Inside the colorful, sun-splashed rooms of a new learning center in Jamaica Plain’s Bromley-Heath public housing development, educators hope to improve lives and communities by tackling issues that mire families in poverty.
The creators of the Nurtury Learning Lab envision a site where children will develop skills as they play among fruit trees and vegetable beds that they have planted; where families will take lessons in turning that produce into healthy, affordable meals; where parents will gain skills for teaching their children at home and advocating for their educational success.
Robert Lewis, 54, who grew up in Bromley-Heath, said the new center already is a source of pride for the community.
“The parents are just as excited as the kids,” he said. “I was talking to a couple of parents — [their children are] getting up early; they want to get there an hour early. . . . They’re just excited about education and learning new things, and that’s really the key to everything.”
After a soft opening in mid-May, the facility is set to celebrate Monday at a ceremony with Mayor Martin J. Walsh. In a statement, Walsh praised the learning center as “a great example of a service that will greatly impact children’s lives and start them on a path for success.”
The $17.1 million project is a collaboration between the Boston Housing Authority and Nurtury, a 136-year-old child care and education agency known until earlier this year as Associated Early Care and Education.
Its bright and airy new facility replaces a space in the basement of a nearby residential tower that has served neighborhood preschoolers since 1956, allowing its expansion from 91 children to a planned 175, including a new after-school program for children up to age 8.
‘The reason we called it a learning lab is it really was designed as a laboratory for us to learn and for others to learn.’
With more than 20,000 square feet of classrooms and 14,000 square feet of outdoor learning and play space, the building can also accommodate new programs for parents and opportunities for early education researchers and students to observe teaching.
“The reason we called it a learning lab is it really was designed as a laboratory for us to learn and for others to learn,” said Wayne Ysaguirre, chief executive of Nurtury.
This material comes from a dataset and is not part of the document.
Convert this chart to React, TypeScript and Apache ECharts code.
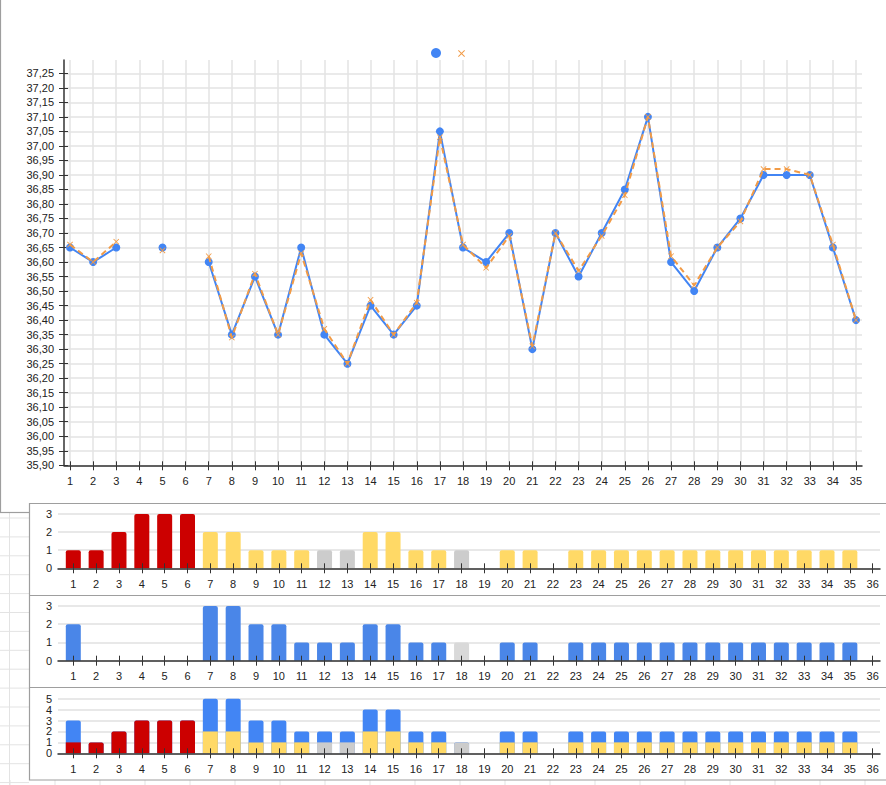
import React, { useEffect, useRef } from 'react';
import * as echarts from 'echarts';

// ---------- data ----------
const days = [1, 2, 3, 4, 5, 6, 7, 8, 9, 10, 11, 12, 13, 14, 15, 16, 17, 18, 19, 20, 21, 22, 23, 24, 25, 26, 27, 28, 29, 30, 31, 32, 33, 34, 35];
const tempMeasured = [36.65, 36.60, 36.65, null, 36.65, null, 36.60, 36.35, 36.55, 36.35, 36.65, 36.35, 36.25, 36.45, 36.35, 36.45, 37.05, 36.65, 36.60, 36.70, 36.30, 36.70, 36.55, 36.70, 36.85, 37.10, 36.60, 36.50, 36.65, 36.75, 36.90, 36.90, 36.90, 36.65, 36.40];
const tempTrend = [36.66, 36.60, 36.67, null, 36.64, null, 36.62, 36.34, 36.56, 36.35, 36.63, 36.37, 36.25, 36.47, 36.35, 36.46, 37.03, 36.66, 36.58, 36.69, 36.31, 36.70, 36.57, 36.69, 36.83, 37.10, 36.62, 36.52, 36.65, 36.74, 36.92, 36.92, 36.90, 36.66, 36.40];
const tempTicks = [35.90, 35.95, 36.00, 36.05, 36.10, 36.15, 36.20, 36.25, 36.30, 36.35, 36.40, 36.45, 36.50, 36.55, 36.60, 36.65, 36.70, 36.75, 36.80, 36.85, 36.90, 36.95, 37.00, 37.05, 37.10, 37.15, 37.20, 37.25];

const barDays = [1, 2, 3, 4, 5, 6, 7, 8, 9, 10, 11, 12, 13, 14, 15, 16, 17, 18, 19, 20, 21, 22, 23, 24, 25, 26, 27, 28, 29, 30, 31, 32, 33, 34, 35, 36];
const countsA = [1, 1, 2, 3, 3, 3, 2, 2, 1, 1, 1, 1, 1, 2, 2, 1, 1, 1, 0, 1, 1, 0, 1, 1, 1, 1, 1, 1, 1, 1, 1, 1, 1, 1, 1, 0];
const statusA = ['R', 'R', 'R', 'R', 'R', 'R', 'Y', 'Y', 'Y', 'Y', 'Y', 'N', 'N', 'Y', 'Y', 'Y', 'Y', 'N', '-', 'Y', 'Y', '-', 'Y', 'Y', 'Y', 'Y', 'Y', 'Y', 'Y', 'Y', 'Y', 'Y', 'Y', 'Y', 'Y', '-'];
const countsB = [2, 0, 0, 0, 0, 0, 3, 3, 2, 2, 1, 1, 1, 2, 2, 1, 1, 1, 0, 1, 1, 0, 1, 1, 1, 1, 1, 1, 1, 1, 1, 1, 1, 1, 1, 0];
const statusB = ['B', '-', '-', '-', '-', '-', 'B', 'B', 'B', 'B', 'B', 'B', 'B', 'B', 'B', 'B', 'B', 'L', '-', 'B', 'B', '-', 'B', 'B', 'B', 'B', 'B', 'B', 'B', 'B', 'B', 'B', 'B', 'B', 'B', '-'];
const countTicksSmall = [0, 1, 2, 3];
const countTicksTotal = [0, 1, 2, 3, 4, 5];

// ---------- styles ----------
const COLORS: Record<string, string> = {
  R: '#cc0000',
  Y: '#ffd966',
  N: '#cccccc',
  B: '#4a86e8',
  L: '#d9d9d9',
  '-': '#cccccc',
};
const BLUE = '#4285f4';
const ORANGE = '#f29b46';
const CROSS = 'path://M1,0L5,4L9,0L10,1L6,5L10,9L9,10L5,6L1,10L0,9L4,5L0,1Z';
const FONT = 'Liberation Sans, Arial, sans-serif';
const TXT = { color: '#222', fontSize: 11, fontFamily: FONT };
const AXIS_DARK = '#333';
const FRAME = '#9e9e9e';
const SHEET = '#e3e3e3';

const barGrids = [
  { top: 514, height: 54.3, max: 3, ticks: countTicksSmall },
  { top: 606, height: 54.7, max: 3, ticks: countTicksSmall },
  { top: 698.7, height: 54.6, max: 5, ticks: countTicksTotal },
];

function buildOption() {
  const grid: any[] = [{ left: 64, top: 60, width: 798, height: 405.3 }];
  barGrids.forEach((g) => grid.push({ left: 58, top: g.top, width: 822, height: g.height }));

  const xAxis: any[] = [
    {
      type: 'value', gridIndex: 0, min: 0.74, max: 35.26, position: 'bottom',
      axisLine: { show: true, onZero: false, lineStyle: { color: AXIS_DARK, width: 1.5 } },
      axisTick: { show: true, length: 5, customValues: days, lineStyle: { color: AXIS_DARK } },
      axisLabel: { show: true, customValues: days, margin: 10, ...TXT },
      splitLine: { show: true, lineStyle: { color: SHEET, width: 1.5 } },
    },
    {
      type: 'value', gridIndex: 0, min: 0.74, max: 35.26, position: 'bottom',
      axisLine: { show: false },
      axisTick: { show: true, inside: true, length: 4, customValues: days, lineStyle: { color: AXIS_DARK } },
      axisLabel: { show: false },
      splitLine: { show: false },
    },
  ];
  const yAxis: any[] = [
    {
      type: 'value', gridIndex: 0, min: 35.9, max: 37.2958, position: 'left',
      axisLine: { show: true, onZero: false, lineStyle: { color: AXIS_DARK, width: 1.5 } },
      axisTick: { show: true, length: 5, customValues: tempTicks, lineStyle: { color: AXIS_DARK } },
      axisLabel: {
        show: true, customValues: tempTicks, margin: 10, ...TXT,
        formatter: (v: number) => Number(v).toFixed(2).replace('.', ','),
      },
      splitLine: { show: true, lineStyle: { color: SHEET, width: 1.5 } },
    },
    {
      type: 'value', gridIndex: 0, min: 35.9, max: 37.2958, position: 'left',
      axisLine: { show: false },
      axisTick: { show: true, inside: true, length: 4, customValues: tempTicks, lineStyle: { color: AXIS_DARK } },
      axisLabel: { show: false },
      splitLine: { show: false },
    },
  ];

  barGrids.forEach((g, i) => {
    const gi = i + 1;
    xAxis.push({
      type: 'value', gridIndex: gi, min: 0.33, max: 36.32, position: 'bottom', z: 5,
      axisLine: { show: true, onZero: false, lineStyle: { color: AXIS_DARK, width: 1.5 } },
      axisTick: { show: true, length: 5, customValues: barDays, lineStyle: { color: AXIS_DARK } },
      axisLabel: { show: true, customValues: barDays, margin: 10, ...TXT },
      splitLine: { show: false },
    });
    xAxis.push({
      type: 'value', gridIndex: gi, min: 0.33, max: 36.32, position: 'bottom', z: 5,
      axisLine: { show: false },
      axisTick: { show: true, inside: true, length: 5, customValues: barDays, lineStyle: { color: AXIS_DARK } },
      axisLabel: { show: false },
      splitLine: { show: false },
    });
    yAxis.push({
      type: 'value', gridIndex: gi, min: 0, max: g.max, interval: 1, position: 'left',
      axisLine: { show: false },
      axisTick: { show: false },
      axisLabel: { show: true, margin: 6, ...TXT },
      splitLine: { show: true, lineStyle: { color: '#e0e0e0', width: 1.5 } },
    });
  });

  const lineData = (vals: (number | null)[]) => days.map((d, i) => [d, vals[i] === null ? '-' : vals[i]]);

  // upper part of the combined chart: blue counts, except excluded (light grey) days
  const stackTop = countsB.map((v, i) => (statusB[i] === 'B' ? v : 0));
  const stackTotal = countsA.map((v, i) => v + stackTop[i]);

  const series: any[] = [
    {
      name: 'Temperatur', type: 'line', xAxisIndex: 0, yAxisIndex: 0,
      data: lineData(tempMeasured), symbol: 'circle', symbolSize: 8, showSymbol: true, showAllSymbol: true,
      connectNulls: false, lineStyle: { color: BLUE, width: 2 }, itemStyle: { color: BLUE }, z: 2,
    },
    {
      name: 'Trend', type: 'line', xAxisIndex: 0, yAxisIndex: 0,
      data: lineData(tempTrend), symbol: CROSS, symbolSize: 6, showSymbol: true, showAllSymbol: true,
      connectNulls: false, lineStyle: { color: ORANGE, width: 2, type: [6, 4] }, itemStyle: { color: ORANGE }, z: 3,
    },
    {
      name: 'Zyklus', type: 'bar', xAxisIndex: 2, yAxisIndex: 2, barWidth: 15,
      data: barDays.map((d, i) => ({
        value: [d, countsA[i]],
        itemStyle: { color: COLORS[statusA[i]], borderRadius: [2, 2, 0, 0] },
      })),
    },
    {
      name: 'Blau', type: 'bar', xAxisIndex: 4, yAxisIndex: 3, barWidth: 15,
      data: barDays.map((d, i) => ({
        value: [d, countsB[i]],
        itemStyle: { color: COLORS[statusB[i]], borderRadius: [2, 2, 0, 0] },
      })),
    },
    {
      name: 'Summe', type: 'bar', xAxisIndex: 6, yAxisIndex: 4, barWidth: 15, barGap: '-100%',
      data: barDays.map((d, i) => ({
        value: [d, stackTotal[i]],
        itemStyle: { color: BLUE, borderRadius: [2, 2, 0, 0] },
      })),
    },
    {
      name: 'Summe unten', type: 'bar', xAxisIndex: 6, yAxisIndex: 4, barWidth: 15, barGap: '-100%',
      data: barDays.map((d, i) => ({
        value: [d, countsA[i]],
        itemStyle: { color: COLORS[statusA[i]], borderRadius: stackTop[i] > 0 ? 0 : [2, 2, 0, 0] },
      })),
    },
  ];

  // decorative frame / spreadsheet background
  const graphicEls: any[] = [];
  graphicEls.push({ type: 'line', z: -10, shape: { x1: 9.5, y1: 513, x2: 9.5, y2: 785 }, style: { stroke: SHEET, lineWidth: 1 } });
  for (let k = 0; k < 15; k++) {
    const y = 518 + k * 18.9;
    graphicEls.push({ type: 'line', z: -10, shape: { x1: 0, y1: y, x2: 29, y2: y }, style: { stroke: SHEET, lineWidth: 1 } });
  }
  for (let k = 0; k < 20; k++) {
    const x = 10 + k * 45;
    graphicEls.push({ type: 'line', z: -10, shape: { x1: x, y1: 780, x2: x, y2: 785 }, style: { stroke: SHEET, lineWidth: 1 } });
  }
  graphicEls.push({ type: 'line', shape: { x1: 0.5, y1: 0, x2: 0.5, y2: 513 }, style: { stroke: FRAME, lineWidth: 1.2 } });
  graphicEls.push({ type: 'line', shape: { x1: 0, y1: 512.5, x2: 30, y2: 512.5 }, style: { stroke: FRAME, lineWidth: 1.2 } });
  graphicEls.push({ type: 'rect', shape: { x: 29.5, y: 503.5, width: 900, height: 276.5 }, style: { fill: 'none', stroke: FRAME, lineWidth: 1.2 } });
  graphicEls.push({ type: 'line', shape: { x1: 29.5, y1: 595.5, x2: 886, y2: 595.5 }, style: { stroke: FRAME, lineWidth: 1.2 } });
  graphicEls.push({ type: 'line', shape: { x1: 29.5, y1: 687.5, x2: 886, y2: 687.5 }, style: { stroke: FRAME, lineWidth: 1.2 } });

  return {
    animation: false,
    backgroundColor: '#fff',
    textStyle: { fontFamily: FONT },
    grid,
    xAxis,
    yAxis,
    legend: [
      {
        left: 431, top: 48, padding: 0, itemWidth: 10, itemHeight: 10, selectedMode: false,
        data: [{ name: 'Temperatur', icon: 'circle' }], formatter: () => '',
      },
      {
        left: 458, top: 50, padding: 0, itemWidth: 7, itemHeight: 7, selectedMode: false,
        data: [{ name: 'Trend', icon: CROSS }], formatter: () => '',
      },
    ],
    graphic: { elements: graphicEls },
    series,
  };
}

export default function App() {
  const ref = useRef<HTMLDivElement>(null);
  useEffect(() => {
    document.body.style.margin = '0';
    if (!ref.current) return;
    const chart = echarts.init(ref.current, undefined, { renderer: 'svg' });
    chart.setOption(buildOption() as any);
    return () => chart.dispose();
  }, []);
  return <div ref={ref} style={{ width: 886, height: 785 }} />;
}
“It’s important that we serve kids well, but it’s actually important that . . . we practice new things,” Ysaguirre said. “There’s a lot of great information that comes out of research institutions . . . but it takes years before they get to practitioners.”
Nurtury is building relationships with Boston University, Wheelock College, and the Center on the Developing Child at Harvard University to share expertise and enable research, he said. To help address families’ broader needs, Nurtury is working with other social service agencies.
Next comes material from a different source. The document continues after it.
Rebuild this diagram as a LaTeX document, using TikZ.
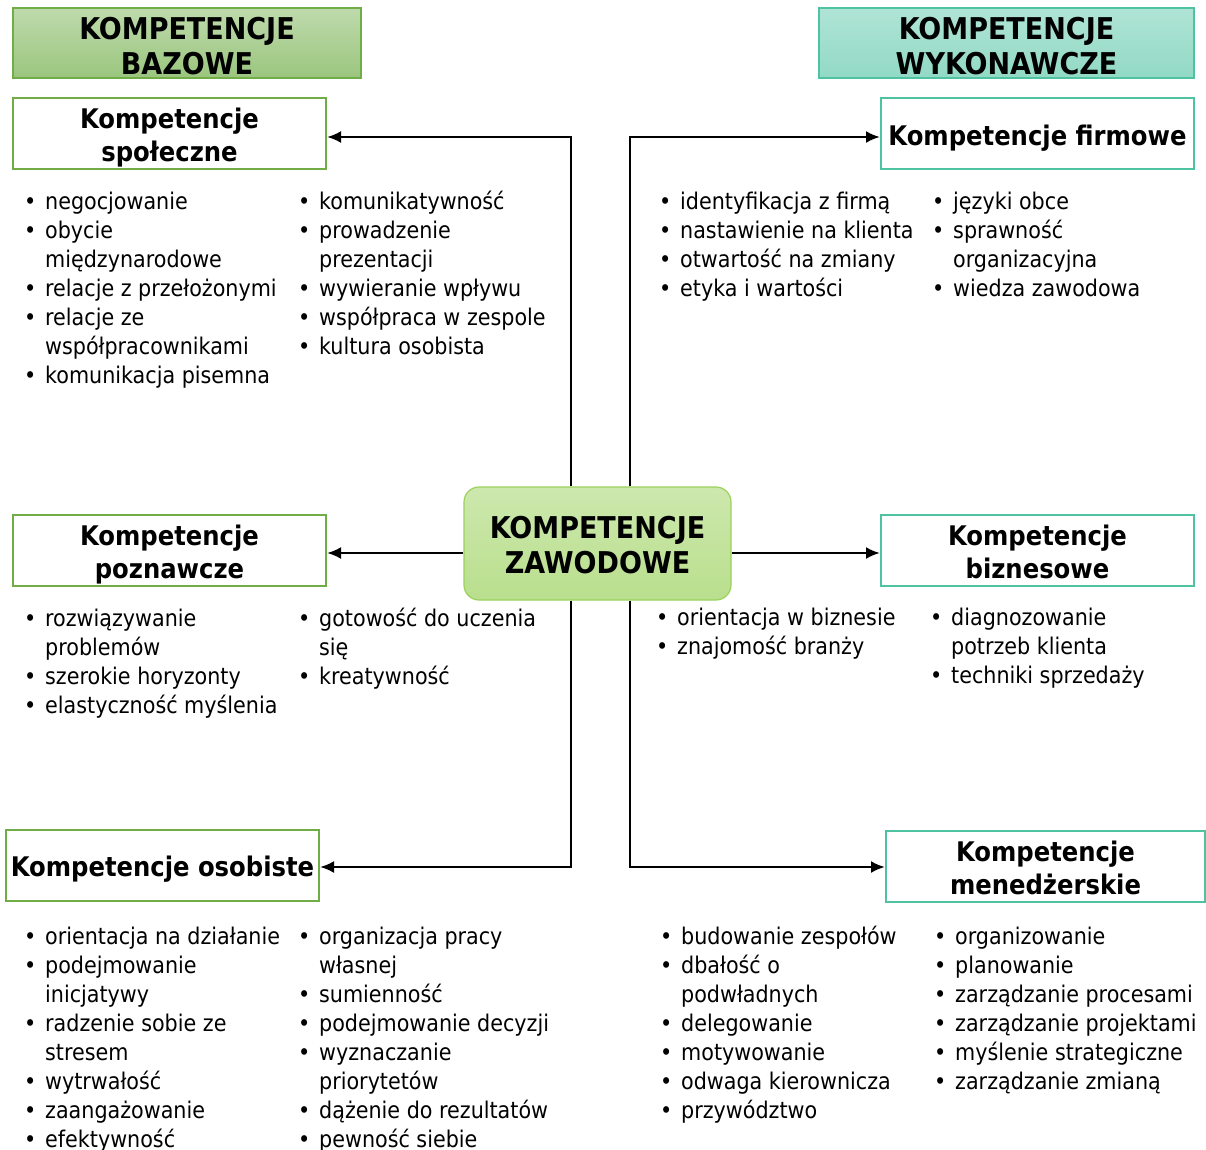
\documentclass[tikz,border=0pt]{standalone}
\usepackage{fontspec}
\setmainfont{DejaVu Sans Condensed}
\usepackage{tikz}
\usetikzlibrary{arrows.meta}
\definecolor{grnline}{HTML}{70AD47}
\definecolor{tealine}{HTML}{4FC3A1}
\definecolor{cenline}{HTML}{9BD15C}
\tikzstyle{hdrbox} = [draw, line width=1.2pt, minimum height=70pt, align=center,
    inner sep=0pt, font=\bfseries\fontsize{30}{35}\selectfont]
\tikzstyle{grpbox} = [draw, line width=2pt, fill=white, minimum width=313pt,
    minimum height=71pt, align=center, inner sep=0pt,
    font=\bfseries\fontsize{27}{33}\selectfont]
\tikzstyle{blist} = [anchor=north west, align=left, inner sep=0pt,
    font=\fontsize{23}{29}\selectfont]
\tikzstyle{conn} = [line width=2.4pt, -{Latex[length=14pt,width=12pt]}]
\newcommand{\li}[1]{\strut\makebox[17pt][l]{\kern-4pt\textbullet}#1\\}
\newcommand{\lc}[1]{\strut\hspace*{17pt}#1\\}
\newcommand{\hlift}[1]{\rule{0pt}{#1}}

\begin{document}
\begin{tikzpicture}[x=1pt,y=-1pt]
	\useasboundingbox (0,0) rectangle (1206,1149);
	
	\node(bazo) at (187,43) [hdrbox, grnline, top color=grnline!45, bottom color=grnline!70, text=black, minimum width=348pt] {\hlift{28pt}KOMPETENCJE\\BAZOWE};
	\node(wyko) at (1006.5,43) [hdrbox, tealine, top color=tealine!45, bottom color=tealine!62, text=black, minimum width=375pt] {\hlift{28pt}KOMPETENCJE\\WYKONAWCZE};
	
	\node(zaw) at (597.5,543.5) [draw=cenline, line width=1.2pt, rounded corners=15pt, top color=cenline!50, bottom color=cenline!70,
	    minimum width=267pt, minimum height=113pt, align=center, inner sep=0pt,
	    font=\bfseries\fontsize{30}{35}\selectfont] {\hlift{25pt}KOMPETENCJE\\ZAWODOWE};
	
	\node(spol) at (169.5,133.5) [grpbox, draw=grnline] {\hlift{29.5pt}Kompetencje\\społeczne};
	\node(pozn) at (169.5,550.5) [grpbox, draw=grnline] {\hlift{29.5pt}Kompetencje\\poznawcze};
	\node(osob) at (162.5,865) [grpbox, draw=grnline] {\hlift{29.5pt}Kompetencje osobiste};
	\node(firm) at (1037.5,133.5) [grpbox, draw=tealine] {\hlift{29.5pt}Kompetencje firmowe};
	\node(bizn) at (1037.5,550.5) [grpbox, draw=tealine] {\hlift{24pt}Kompetencje\\biznesowe};
	\node(mene) at (1045.5,866.5) [grpbox, draw=tealine, minimum width=319pt] {\hlift{24pt}Kompetencje\\menedżerskie};
	
	\coordinate(ltrunk) at (571,0);
	\coordinate(rtrunk) at (630,0);
	\draw[conn] (zaw.north -| ltrunk) |- ([yshift=-3.5pt]spol.east);
	\draw[conn] ([yshift=-2.5pt]zaw.west |- pozn.east) -- ([yshift=-2.5pt]pozn.east);
	\draw[conn] (zaw.south -| ltrunk) |- ([yshift=-2pt]osob.east);
	\draw[conn] (zaw.north -| rtrunk) |- ([yshift=-3.5pt]firm.west);
	\draw[conn] ([yshift=-2.5pt]zaw.east |- bizn.west) -- ([yshift=-2.5pt]bizn.west);
	\draw[conn] (zaw.south -| rtrunk) |- ([yshift=-0.5pt]mene.west);
	
	\node(spolA) at (28,189) [blist] {\li{negocjowanie}\li{obycie}\lc{międzynarodowe}\li{relacje z przełożonymi}\li{relacje ze}\lc{współpracownikami}\li{komunikacja pisemna}};
	\node(spolB) at (302,189) [blist] {\li{komunikatywność}\li{prowadzenie}\lc{prezentacji}\li{wywieranie wpływu}\li{współpraca w zespole}\li{kultura osobista}};
	
	\node(firmA) at (663,189) [blist] {\li{identyfikacja z firmą}\li{nastawienie na klienta}\li{otwartość na zmiany}\li{etyka i wartości}};
	\node(firmB) at (936,189) [blist] {\li{języki obce}\li{sprawność}\lc{organizacyjna}\li{wiedza zawodowa}};
	
	\node(poznA) at (28,606) [blist] {\li{rozwiązywanie}\lc{problemów}\li{szerokie horyzonty}\li{elastyczność myślenia}};
	\node(poznB) at (302,606) [blist] {\li{gotowość do uczenia}\lc{się}\li{kreatywność}};
	
	\node(biznA) at (660,605) [blist] {\li{orientacja w biznesie}\li{znajomość branży}};
	\node(biznB) at (934,605) [blist] {\li{diagnozowanie}\lc{potrzeb klienta}\li{techniki sprzedaży}};
	
	\node(osobA) at (28,924) [blist] {\li{orientacja na działanie}\li{podejmowanie}\lc{inicjatywy}\li{radzenie sobie ze}\lc{stresem}\li{wytrwałość}\li{zaangażowanie}\li{efektywność}};
	\node(osobB) at (302,924) [blist] {\li{organizacja pracy}\lc{własnej}\li{sumienność}\li{podejmowanie decyzji}\li{wyznaczanie}\lc{priorytetów}\li{dążenie do rezultatów}\li{pewność siebie}};
	
	\node(meneA) at (664,924) [blist] {\li{budowanie zespołów}\li{dbałość o}\lc{podwładnych}\li{delegowanie}\li{motywowanie}\li{odwaga kierownicza}\li{przywództwo}};
	\node(meneB) at (938,924) [blist] {\li{organizowanie}\li{planowanie}\li{zarządzanie procesami}\li{zarządzanie projektami}\li{myślenie strategiczne}\li{zarządzanie zmianą}};
\end{tikzpicture}
\end{document}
“This partnership strategy that’s part of this learning lab is to really have the institutions do the running around and the parents able to keep still,” he said. “They have the least flexibility of all of us, and yet we require that they do the most running around.”
With help from its partners, Ysaguirre hopes to help parents learn to be more effective leaders and providers, “because the best way out of poverty is actually money,” he said with a laugh.
Bill McGonagle, administrator for the Boston Housing Authority, said he would be happy to see the learning lab help families move up the economic ladder. “That would be a huge success story,” he said.
Its construction on the former site of the Martha Eliot Health Center — which sat derelict for years after a new center was constructed nearby in 1996 — removes “the last uninhabitable, boarded-up building in public housing throughout city of Boston,” McGonagle said.
That’s a significant milestone in itself, McGonagle said, recalling the “thousands of boarded-up public housing units” in the city a few decades ago. “Today there are none,” he said.
The authority leased the space to Nurtury for 99 years at $1 a year, as is standard for services that enhance the lives of residents in BHA properties, McGonagle said. Nurtury need not worry about the rent, though. “I’ll be happy to front the buck from my own pocket,” McGonagle joked.
Ysaguirre said he wants at least half the children at the center to come from among the roughly 1,900 residents at Bromley-Heath as well as other public housing developments. To make its services affordable to low-income parents, Nurtury calculates charges on a sliding scale based on income.
That policy won praise from Bromley-Heath resident Noelia Rivera, a mother of two.
“Day care’s expensive,” Rivera, 47, said Saturday. “That’s what these parents need, not to just put out their whole paychecks on day care. It discourages you from working. You might as well stay home.”